# Problem to solve
Repeat the listing below word for word, stopping after the line that contains "(0,0) rectangle (1149,906);".
— BEGIN —
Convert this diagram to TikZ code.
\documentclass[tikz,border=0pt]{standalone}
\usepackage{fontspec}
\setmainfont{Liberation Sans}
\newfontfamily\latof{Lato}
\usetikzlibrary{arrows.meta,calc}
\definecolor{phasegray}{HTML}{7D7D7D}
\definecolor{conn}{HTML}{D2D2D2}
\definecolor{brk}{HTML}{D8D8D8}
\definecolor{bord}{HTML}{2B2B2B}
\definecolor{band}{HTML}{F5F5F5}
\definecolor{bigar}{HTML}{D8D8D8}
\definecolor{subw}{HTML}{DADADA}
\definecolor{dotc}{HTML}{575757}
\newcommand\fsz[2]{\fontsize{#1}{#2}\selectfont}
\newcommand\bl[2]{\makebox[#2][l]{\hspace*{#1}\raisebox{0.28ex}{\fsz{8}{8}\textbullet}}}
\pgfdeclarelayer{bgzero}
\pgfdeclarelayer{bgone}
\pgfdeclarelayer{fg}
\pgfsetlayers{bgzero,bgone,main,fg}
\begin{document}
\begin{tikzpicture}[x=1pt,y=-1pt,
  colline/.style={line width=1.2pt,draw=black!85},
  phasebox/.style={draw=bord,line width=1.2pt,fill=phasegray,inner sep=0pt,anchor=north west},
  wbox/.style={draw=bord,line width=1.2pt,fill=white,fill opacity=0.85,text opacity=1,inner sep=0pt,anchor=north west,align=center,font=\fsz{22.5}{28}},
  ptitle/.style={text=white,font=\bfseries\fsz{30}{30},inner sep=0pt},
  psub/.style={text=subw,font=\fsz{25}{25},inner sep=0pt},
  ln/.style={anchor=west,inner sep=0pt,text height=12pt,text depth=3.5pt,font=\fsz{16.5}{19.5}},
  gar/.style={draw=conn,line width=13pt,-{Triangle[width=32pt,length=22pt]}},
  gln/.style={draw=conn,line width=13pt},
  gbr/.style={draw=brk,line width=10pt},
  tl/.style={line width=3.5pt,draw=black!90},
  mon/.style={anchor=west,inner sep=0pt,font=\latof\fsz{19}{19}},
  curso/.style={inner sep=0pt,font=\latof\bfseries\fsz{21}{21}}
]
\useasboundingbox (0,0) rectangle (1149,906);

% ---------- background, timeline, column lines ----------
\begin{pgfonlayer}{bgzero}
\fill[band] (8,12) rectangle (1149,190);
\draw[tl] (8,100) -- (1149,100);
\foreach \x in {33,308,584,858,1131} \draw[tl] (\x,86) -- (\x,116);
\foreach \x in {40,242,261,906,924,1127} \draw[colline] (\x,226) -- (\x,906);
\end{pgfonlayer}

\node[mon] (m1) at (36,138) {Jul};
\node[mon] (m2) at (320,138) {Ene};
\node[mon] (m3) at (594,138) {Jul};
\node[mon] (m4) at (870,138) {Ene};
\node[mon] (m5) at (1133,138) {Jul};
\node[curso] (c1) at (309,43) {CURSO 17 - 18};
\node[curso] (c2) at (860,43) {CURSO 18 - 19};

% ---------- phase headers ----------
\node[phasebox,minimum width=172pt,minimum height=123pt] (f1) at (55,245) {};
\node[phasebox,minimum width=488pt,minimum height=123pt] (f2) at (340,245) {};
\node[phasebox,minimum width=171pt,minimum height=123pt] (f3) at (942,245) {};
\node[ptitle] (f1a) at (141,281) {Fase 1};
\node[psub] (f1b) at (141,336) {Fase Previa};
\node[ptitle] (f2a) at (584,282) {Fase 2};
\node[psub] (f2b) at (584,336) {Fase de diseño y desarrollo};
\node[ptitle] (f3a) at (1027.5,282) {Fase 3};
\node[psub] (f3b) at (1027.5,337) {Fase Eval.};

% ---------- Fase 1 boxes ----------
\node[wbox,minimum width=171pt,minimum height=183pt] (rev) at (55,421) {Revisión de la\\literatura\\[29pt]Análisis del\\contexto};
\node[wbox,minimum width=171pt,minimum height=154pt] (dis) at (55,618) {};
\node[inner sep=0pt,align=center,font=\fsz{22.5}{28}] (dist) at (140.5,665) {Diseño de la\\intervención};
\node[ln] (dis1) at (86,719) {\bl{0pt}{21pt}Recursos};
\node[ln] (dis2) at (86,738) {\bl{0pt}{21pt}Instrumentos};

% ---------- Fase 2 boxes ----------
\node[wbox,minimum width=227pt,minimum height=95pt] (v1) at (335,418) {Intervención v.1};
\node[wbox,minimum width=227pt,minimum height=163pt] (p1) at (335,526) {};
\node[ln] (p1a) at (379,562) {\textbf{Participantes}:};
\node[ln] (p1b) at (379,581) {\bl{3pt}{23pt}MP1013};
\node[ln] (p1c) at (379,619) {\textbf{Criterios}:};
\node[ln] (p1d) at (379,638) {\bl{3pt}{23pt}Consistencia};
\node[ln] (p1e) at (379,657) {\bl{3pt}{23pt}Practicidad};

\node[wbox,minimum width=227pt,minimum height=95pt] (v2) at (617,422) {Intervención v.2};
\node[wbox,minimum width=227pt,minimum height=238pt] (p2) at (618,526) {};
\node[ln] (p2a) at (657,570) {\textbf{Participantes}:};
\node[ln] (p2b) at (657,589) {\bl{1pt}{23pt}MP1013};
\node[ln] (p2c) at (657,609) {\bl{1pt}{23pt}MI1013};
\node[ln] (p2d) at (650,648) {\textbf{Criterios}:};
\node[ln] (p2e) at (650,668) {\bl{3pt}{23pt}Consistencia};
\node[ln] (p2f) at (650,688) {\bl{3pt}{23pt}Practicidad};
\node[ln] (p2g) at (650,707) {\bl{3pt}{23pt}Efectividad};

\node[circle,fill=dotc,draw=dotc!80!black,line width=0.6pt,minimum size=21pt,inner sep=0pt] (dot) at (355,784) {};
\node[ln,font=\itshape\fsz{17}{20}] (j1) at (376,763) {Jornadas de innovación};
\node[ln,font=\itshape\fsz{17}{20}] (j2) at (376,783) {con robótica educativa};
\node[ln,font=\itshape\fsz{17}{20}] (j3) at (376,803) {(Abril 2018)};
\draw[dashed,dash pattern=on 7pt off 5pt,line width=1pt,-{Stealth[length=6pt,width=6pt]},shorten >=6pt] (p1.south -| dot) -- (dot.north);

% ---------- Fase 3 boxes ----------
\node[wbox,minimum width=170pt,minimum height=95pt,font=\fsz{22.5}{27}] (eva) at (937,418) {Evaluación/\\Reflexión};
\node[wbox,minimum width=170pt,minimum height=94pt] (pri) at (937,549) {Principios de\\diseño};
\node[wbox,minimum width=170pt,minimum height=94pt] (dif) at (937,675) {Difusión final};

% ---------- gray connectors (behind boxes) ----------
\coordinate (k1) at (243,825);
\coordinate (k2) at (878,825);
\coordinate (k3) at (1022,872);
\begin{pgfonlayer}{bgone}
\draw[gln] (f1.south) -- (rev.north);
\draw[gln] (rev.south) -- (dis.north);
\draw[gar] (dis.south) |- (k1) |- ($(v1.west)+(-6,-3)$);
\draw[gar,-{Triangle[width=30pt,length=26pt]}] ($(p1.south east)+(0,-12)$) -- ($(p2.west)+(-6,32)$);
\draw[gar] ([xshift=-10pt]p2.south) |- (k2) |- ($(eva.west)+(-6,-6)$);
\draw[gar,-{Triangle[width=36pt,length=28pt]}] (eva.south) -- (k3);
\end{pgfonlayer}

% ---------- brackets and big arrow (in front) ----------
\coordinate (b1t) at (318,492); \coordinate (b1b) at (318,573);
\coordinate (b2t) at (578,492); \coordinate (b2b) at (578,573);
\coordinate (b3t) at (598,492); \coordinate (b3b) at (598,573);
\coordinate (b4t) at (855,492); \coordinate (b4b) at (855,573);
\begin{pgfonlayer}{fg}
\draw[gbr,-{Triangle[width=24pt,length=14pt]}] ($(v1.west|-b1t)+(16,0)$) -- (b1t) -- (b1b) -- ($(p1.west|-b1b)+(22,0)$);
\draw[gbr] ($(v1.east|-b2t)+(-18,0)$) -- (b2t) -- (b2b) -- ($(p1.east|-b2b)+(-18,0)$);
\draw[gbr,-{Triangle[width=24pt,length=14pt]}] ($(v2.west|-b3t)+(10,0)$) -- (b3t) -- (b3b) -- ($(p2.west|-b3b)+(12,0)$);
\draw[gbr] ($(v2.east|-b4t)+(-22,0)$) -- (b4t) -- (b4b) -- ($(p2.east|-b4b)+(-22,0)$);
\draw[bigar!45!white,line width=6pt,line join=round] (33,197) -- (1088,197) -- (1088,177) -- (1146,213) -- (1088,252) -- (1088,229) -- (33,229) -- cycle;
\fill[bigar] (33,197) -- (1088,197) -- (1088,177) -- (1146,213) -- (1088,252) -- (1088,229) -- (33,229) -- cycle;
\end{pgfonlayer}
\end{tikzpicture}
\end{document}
— END —
# Full output
Convert this diagram to TikZ code.
\documentclass[tikz,border=0pt]{standalone}
\usepackage{fontspec}
\setmainfont{Liberation Sans}
\newfontfamily\latof{Lato}
\usetikzlibrary{arrows.meta,calc}
\definecolor{phasegray}{HTML}{7D7D7D}
\definecolor{conn}{HTML}{D2D2D2}
\definecolor{brk}{HTML}{D8D8D8}
\definecolor{bord}{HTML}{2B2B2B}
\definecolor{band}{HTML}{F5F5F5}
\definecolor{bigar}{HTML}{D8D8D8}
\definecolor{subw}{HTML}{DADADA}
\definecolor{dotc}{HTML}{575757}
\newcommand\fsz[2]{\fontsize{#1}{#2}\selectfont}
\newcommand\bl[2]{\makebox[#2][l]{\hspace*{#1}\raisebox{0.28ex}{\fsz{8}{8}\textbullet}}}
\pgfdeclarelayer{bgzero}
\pgfdeclarelayer{bgone}
\pgfdeclarelayer{fg}
\pgfsetlayers{bgzero,bgone,main,fg}
\begin{document}
\begin{tikzpicture}[x=1pt,y=-1pt,
  colline/.style={line width=1.2pt,draw=black!85},
  phasebox/.style={draw=bord,line width=1.2pt,fill=phasegray,inner sep=0pt,anchor=north west},
  wbox/.style={draw=bord,line width=1.2pt,fill=white,fill opacity=0.85,text opacity=1,inner sep=0pt,anchor=north west,align=center,font=\fsz{22.5}{28}},
  ptitle/.style={text=white,font=\bfseries\fsz{30}{30},inner sep=0pt},
  psub/.style={text=subw,font=\fsz{25}{25},inner sep=0pt},
  ln/.style={anchor=west,inner sep=0pt,text height=12pt,text depth=3.5pt,font=\fsz{16.5}{19.5}},
  gar/.style={draw=conn,line width=13pt,-{Triangle[width=32pt,length=22pt]}},
  gln/.style={draw=conn,line width=13pt},
  gbr/.style={draw=brk,line width=10pt},
  tl/.style={line width=3.5pt,draw=black!90},
  mon/.style={anchor=west,inner sep=0pt,font=\latof\fsz{19}{19}},
  curso/.style={inner sep=0pt,font=\latof\bfseries\fsz{21}{21}}
]
\useasboundingbox (0,0) rectangle (1149,906);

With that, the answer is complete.